Despite shooting for Vanity Fair and Vogue in the 1930s - the protégé of Edward Steichen and Alfred Stieglitz - Lusha Nelson is now mostly forgotten. The 'Forgotten Modernist' as Vanity Fair put it a few years ago. Nelson was only six years into an extraordinarily promising and auspicious career when he died of Hodgkin's lymphoma in 1930. When he died he was only as old as the century and from then he was destined to become almost a 'photographic footnote'.

Born in Latvia, Nelson first picked up a camera in his early twenties but within four years had became a staff photographer at Condé Nast publications. Edward Steichen, then chief photographer at the company, took him under his wing and soon Nelson was photographing famous Hollywood actors such as Katherine Hepburn, Fay Wray, Tallulah Bankhead and Anita Louise. Sports stars were included in his portfolio such as Joe Louis, Jesse Owens (the year before he became world famous at the Berlin Olympics in 1936) and the great pre-war tennis player Helen Wills Moody.
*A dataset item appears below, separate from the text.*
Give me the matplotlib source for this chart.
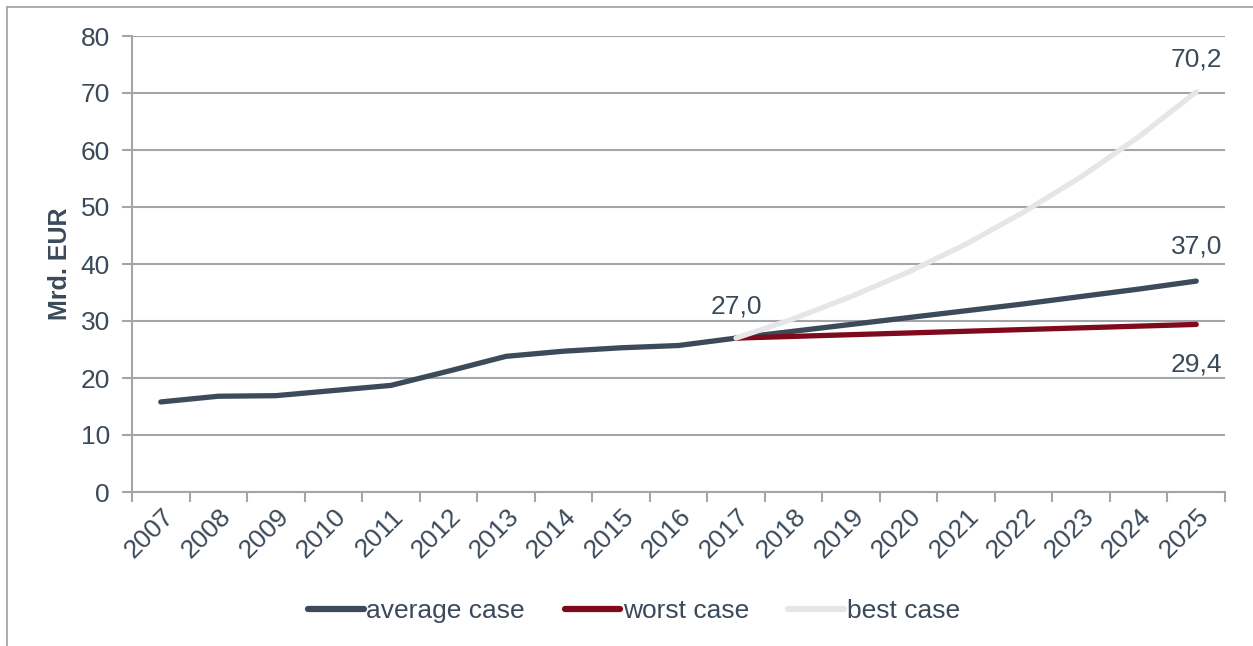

After his untimely death Lusha Nelson's work remained in private collections and unseen in public. However in 2015 the Philbrook Museum of Art in Tulsa, Oklahoma bought over 4000 of his prints, negatives and archive materials. The curators of his first retrospective at the museum wrote:

“The photographs in this exhibition point to an accomplished yet still-emerging artist who observed and absorbed the styles of the colleagues around him, from Steichen’s clear-eyed realism to George Hoyningen-Huene’s glowing, fashionable glamour,” write the curators in the catalogue. “Although in his abbreviated career Nelson may not have fully realized the promise demonstrated in these works, he still left a lasting mark on the visual culture of the time.”